Liberals in Congress and at places like the Economic Policy Institute complain that the Bushies should have targeted the bulk of their tax cuts toward the working poor and middle class, who were more likely to spend their tax savings than more affluent beneficiaries were...
...[However] there is evidence that affluent people spend a higher proportion of their income than economic models have traditionally predicted. And, Democrats' complaints notwithstanding, the tax cuts provided plenty of stimulus when it counted. In all, according to Stephen Roach, Morgan Stanley's chief global economist, the tax cut provided about 1.5 percentage points of economic growth last year (which amounts to about $150 billion in a $10 trillion economy).
That is why I think that President Bush deserves a decent grade on his macroeconomic report card. The complaint that the tax cuts went to "the wrong people" simply does not fit the macroeconomic facts. The problem with the economy is not a shortfall of consumer spending. The biggest mystery is not that there is a high savings rate (there is no such thing), but that there is a large gap between output growth and employment growth.

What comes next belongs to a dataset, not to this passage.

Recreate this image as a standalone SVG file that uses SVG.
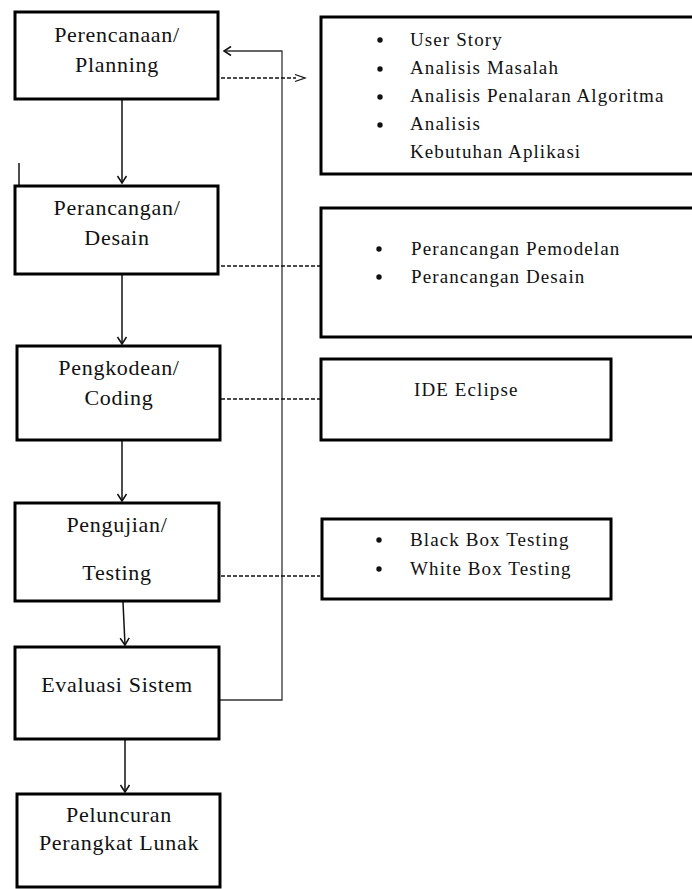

Scheiber points out that the gap between output growth and employment growth is "good news," because by definition it is productivity growth. Whatever the explanation for that gap, it has nothing to do with giving tax cuts to "the wrong people."

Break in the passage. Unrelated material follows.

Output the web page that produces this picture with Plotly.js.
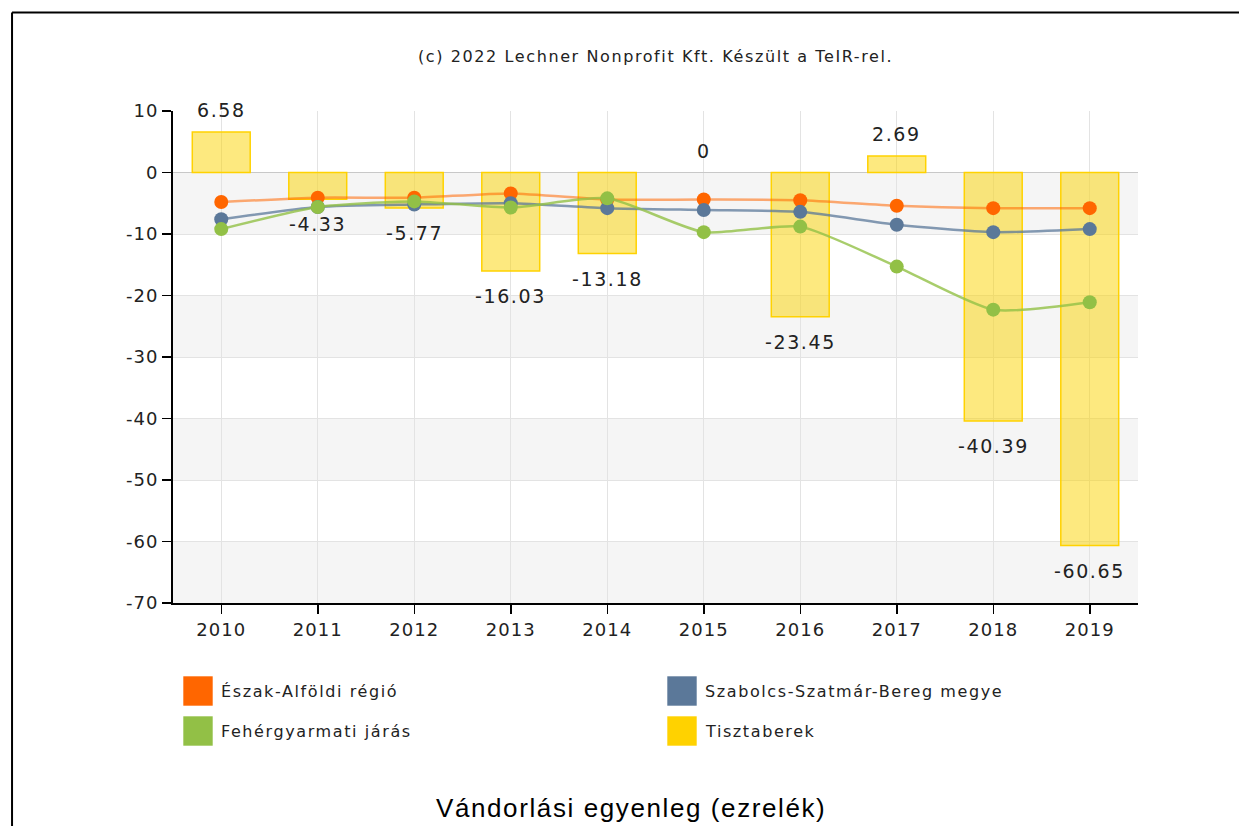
<!DOCTYPE html>
<html>
<head>
<meta charset="utf-8">
<script src="https://cdn.plot.ly/plotly-3.0.1.min.js"></script>
<style>
html,body{margin:0;padding:0;background:#fff;}
#chart{width:1239px;height:826px;}
.annotation-text{letter-spacing:1.6px;}
.xtick text,.ytick text{letter-spacing:1px;}
</style>
</head>
<body>
<div id="chart"></div>
<script>
// ---- data ----
var years = ['2010','2011','2012','2013','2014','2015','2016','2017','2018','2019'];
var eszakAlfoldi = [-4.8, -4.1, -4.1, -3.4, -4.4, -4.4, -4.5, -5.4, -5.8, -5.8];
var szabolcs = [-7.6, -5.6, -5.2, -5.0, -5.8, -6.1, -6.4, -8.5, -9.7, -9.2];
var fehergyarmati = [-9.2, -5.6, -4.7, -5.7, -4.2, -9.7, -8.8, -15.3, -22.3, -21.1];
var tisztaberek = [6.58, -4.33, -5.77, -16.03, -13.18, 0, -23.45, 2.69, -40.39, -60.65];
var tisztaberekLabels = ['6.58','-4.33','-5.77','-16.03','-13.18','0','-23.45','2.69','-40.39','-60.65'];
var seriesNames = ['Észak-Alföldi régió','Szabolcs-Szatmár-Bereg megye','Fehérgyarmati járás','Tisztaberek'];
var yTicks = [10, 0, -10, -20, -30, -40, -50, -60, -70];

var colors = ['#ff6600', '#5b7899', '#92c046', '#ffd200'];
var lineColors = ['rgba(255,102,0,0.55)', 'rgba(91,120,153,0.75)', 'rgba(146,192,70,0.8)'];

var traces = [
  {
    type: 'bar', x: years, y: tisztaberek, name: seriesNames[3],
    width: 0.6,
    marker: {color: 'rgba(252,212,0,0.5)',
      line: {color: '#ffd200', width: tisztaberek.map(function(v){ return v === 0 ? 0 : 1.5; })}},
    showlegend: false
  }
];
var lineSeries = [eszakAlfoldi, szabolcs, fehergyarmati];
[0, 1, 2].forEach(function(i){
  traces.push({
    type: 'scatter', mode: 'lines+markers', x: years, y: lineSeries[i], name: seriesNames[i],
    line: {color: lineColors[i], width: 2.5, shape: 'spline', smoothing: 0.6},
    marker: {color: colors[i], size: 14},
    showlegend: false
  });
});

var shapes = [];
// alternating bands
for (var b = 0; b > -70; b -= 20) {
  shapes.push({type:'rect', xref:'paper', yref:'y', x0:0, x1:1, y0:b, y1:b-10,
    fillcolor:'#f5f5f5', line:{width:0}, layer:'below'});
}
// frame
shapes.push({type:'line', xref:'paper', yref:'paper', x0:-0.1668, x1:1.2, y0:1.2, y1:1.2, line:{color:'#000', width:2}});
shapes.push({type:'line', xref:'paper', yref:'paper', x0:-0.1668, x1:-0.1668, y0:1.2, y1:-0.5, line:{color:'#000', width:2}});

var annotations = [];
// bar labels (category axis: numeric index positions)
tisztaberek.forEach(function(v, i){
  annotations.push({x: i, y: v, xref:'x', yref:'y', text: tisztaberekLabels[i],
    showarrow:false, yshift: v >= 0 ? 22 : -25,
    font:{family:'DejaVu Sans, Verdana, sans-serif', size:19, color:'#222'}});
});
// title
annotations.push({xref:'paper', yref:'paper', x:(655-173)/965, y:1.0 + (111-57)/492, text:'(c) 2022 Lechner Nonprofit Kft. Készült a TeIR-rel.',
  showarrow:false, xanchor:'center', yanchor:'middle',
  font:{family:'DejaVu Sans, Verdana, sans-serif', size:16, color:'#222'}});
// bottom title
annotations.push({xref:'paper', yref:'paper', x:(631-173)/965, y:-(808-603)/492, text:'Vándorlási egyenleg (ezrelék)',
  showarrow:false, xanchor:'center', yanchor:'middle',
  font:{family:'Liberation Sans, Arial, sans-serif', size:26, color:'#000'}});

// custom legend
var legendPos = [[183, 691], [667, 691], [183, 731], [667, 731]];
[0, 1, 2, 3].forEach(function(k){
  var px = legendPos[k][0], py = legendPos[k][1];
  var x0 = (px - 173)/965, x1 = (px + 30 - 173)/965;
  var y0 = -(py - 15 - 603)/492, y1 = -(py + 15 - 603)/492;
  shapes.push({type:'rect', xref:'paper', yref:'paper', x0:x0, x1:x1, y0:y0, y1:y1,
    fillcolor: colors[k], line:{color:'rgba(255,255,255,0.6)', width:1}});
  annotations.push({xref:'paper', yref:'paper', x:(px + 36 - 173)/965, y:-(py - 603)/492,
    text: seriesNames[k], showarrow:false, xanchor:'left', yanchor:'middle',
    font:{family:'DejaVu Sans, Verdana, sans-serif', size:16, color:'#222'}});
});

var layout = {
  width: 1239, height: 826,
  margin: {l:173, r:101, t:111, b:223},
  paper_bgcolor:'#fff', plot_bgcolor:'rgba(0,0,0,0)',
  showlegend:false,
  xaxis: {
    type:'category', range:[-0.5, 9.5],
    showgrid:true, gridcolor:'#e3e3e3', gridwidth:1,
    showline:true, linecolor:'#000', linewidth:2,
    ticks:'outside', ticklen:9, tickcolor:'#000', tickwidth:1.5,
    tickfont:{family:'DejaVu Sans, Verdana, sans-serif', size:18, color:'#222'},
    fixedrange:true
  },
  yaxis: {
    range:[-70, 10], tickvals: yTicks, ticktext: yTicks.map(String),
    showgrid:true, gridcolor:'#e3e3e3', gridwidth:1,
    zeroline:true, zerolinecolor:'#c8c8c8', zerolinewidth:1.5,
    showline:true, linecolor:'#000', linewidth:2,
    ticks:'outside', ticklen:9, tickcolor:'#000', tickwidth:1.5,
    tickfont:{family:'DejaVu Sans, Verdana, sans-serif', size:18, color:'#222'},
    fixedrange:true
  },
  shapes: shapes,
  annotations: annotations
};

Plotly.newPlot('chart', traces, layout, {displayModeBar:false, staticPlot:true});
</script>
</body>
</html>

A fiscal policy that redirected tax-cut-for-the-rich money to the states, that compressed the deficit and delivered more short-term stimulus, and that did target more tax cuts at the non-rich would have had no trouble delivering twice as much stimulus.
I'd like to see him spell this out in terms of specific dollar amounts, and run it through a macroeconomic model.
For Discussion. What essays have you read that make a convincing argument that alternative fiscal policies could have produced a stronger recovery?